Este 2025, el oficialismo intentó prolongar su control mediante una estrategia conocida: maniobras judiciales, prórrogas inconstitucionales, un Tribunal Constitucional sin legitimidad y un órgano electoral, sin autoridad. Sin embargo, la resistencia social, organizada y persistente, logró sostener la fecha.
El contexto es distinto. El respaldo popular al MAS prácticamente ha desaparecido. El modelo político que buscó consolidarse como una versión local del socialismo autoritario latinoamericano enfrenta un rechazo contundente.

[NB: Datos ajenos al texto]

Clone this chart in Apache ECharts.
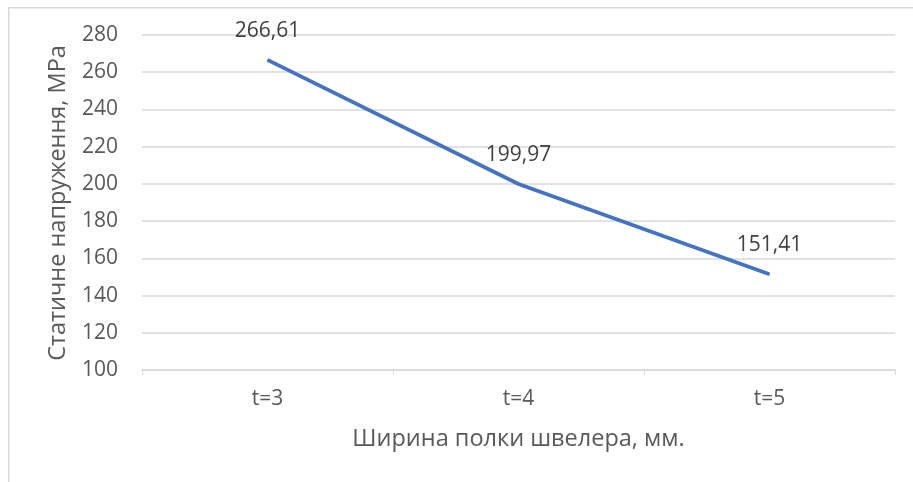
<!DOCTYPE html>
<html><head><meta charset="utf-8">
<script src="https://cdn.jsdelivr.net/npm/echarts@6/dist/echarts.min.js"></script>
<style>html,body{margin:0;padding:0;background:#fff}#c{width:913px;height:482px}</style>
</head><body><div id="c"></div>
<script>
const categories = ['t=3', 't=4', 't=5'];
const stressValues = [266.61, 199.97, 151.41];
const yAxisName = 'Статичне напруження, МРа';
const xAxisName = 'Ширина полки швелера, мм.';

const chart = echarts.init(document.getElementById('c'));
const font = '"Open Sans", "Noto Sans", sans-serif';
chart.setOption({
  animation: false,
  textStyle: { fontFamily: font },
  graphic: [{
    type: 'rect', left: 8, top: 7, z: -1,
    shape: { width: 920, height: 490 },
    style: { fill: '#fff', stroke: '#d9d9d9', lineWidth: 1.5 }
  }, {
    type: 'text', x: 58, y: 203, rotation: Math.PI / 2,
    style: {
      text: yAxisName, fill: '#595959', font: '23.5px ' + font,
      textAlign: 'center', textVerticalAlign: 'middle'
    }
  }],
  grid: { left: 142, right: 18, top: 35, bottom: 112 },
  xAxis: {
    type: 'category', data: categories, boundaryGap: true,
    name: xAxisName, nameLocation: 'middle', nameGap: 57,
    nameTextStyle: { color: '#595959', fontSize: 23.5, fontFamily: font },
    axisLine: { lineStyle: { color: '#d9d9d9', width: 1.5 } },
    axisTick: { show: true, alignWithLabel: false, length: 5, lineStyle: { color: '#d9d9d9' } },
    axisLabel: { color: '#595959', fontSize: 21, margin: 19, fontFamily: font }
  },
  yAxis: {
    type: 'value', min: 100, max: 280, interval: 20,
    axisLine: { show: false }, axisTick: { show: false },
    axisLabel: { color: '#595959', fontSize: 21, margin: 24, fontFamily: font },
    splitLine: { lineStyle: { color: '#d9d9d9', width: 1.5 } }
  },
  series: [{
    type: 'line', data: stressValues, symbol: 'circle', symbolSize: 1, showSymbol: true,
    itemStyle: { color: '#4472C4' },
    lineStyle: { color: '#4472C4', width: 3.8 },
    label: {
      show: true, position: 'top', distance: 18,
      color: '#404040', fontSize: 21, fontFamily: font,
      formatter: p => p.value.toFixed(2).replace('.', ',')
    }
  }]
});
</script></body></html>
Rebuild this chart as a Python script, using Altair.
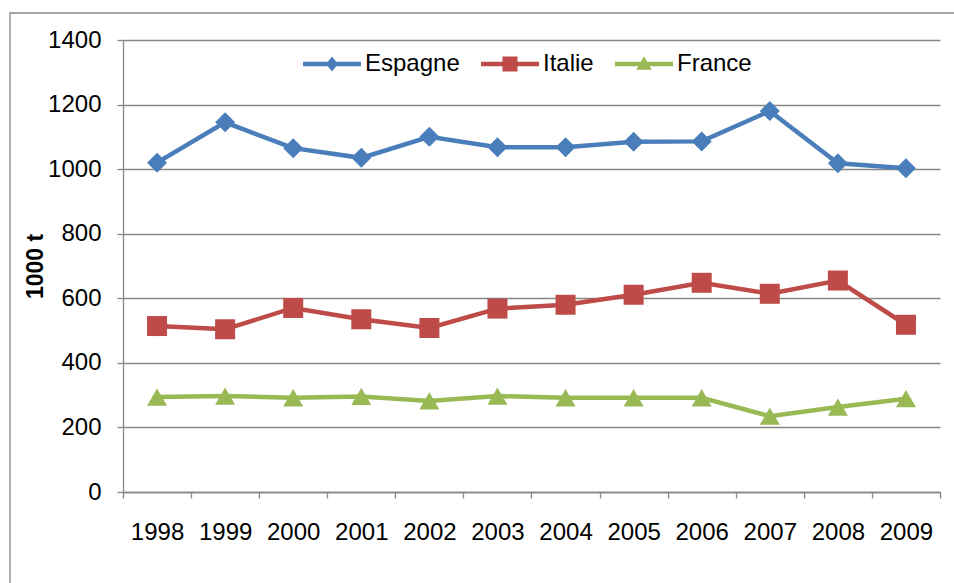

Las elecciones de este 17 de agosto representan la posibilidad de abrir un nuevo ciclo político, con el reto de encaminar una transición real y de evitar que la inercia de la crisis impida cualquier reforma profunda. La experiencia de las dos últimas décadas deja lecciones claras: las victorias democráticas pueden ser efímeras si no se traducen en cambios estructurales.
Lo que venga será determinante. La recomposición institucional, la independencia del sistema judicial, la lucha contra las redes de corrupción y el restablecimiento de la estabilidad económica no se lograrán de inmediato. Tampoco estarán exentos de intentos de sabotaje. Pero este 17 de agosto ha marcado un punto de inflexión: es la evidencia de que la presión ciudadana, sostenida en el tiempo, puede doblegar incluso a un aparato estatal diseñado para perpetuarse.
Parece increíble que hayamos llegado aquí. Más increíble será que, dentro de unos años, podamos mirar atrás y decir que este día no solo abrió las urnas, sino que abrió un nuevo capítulo para Bolivia.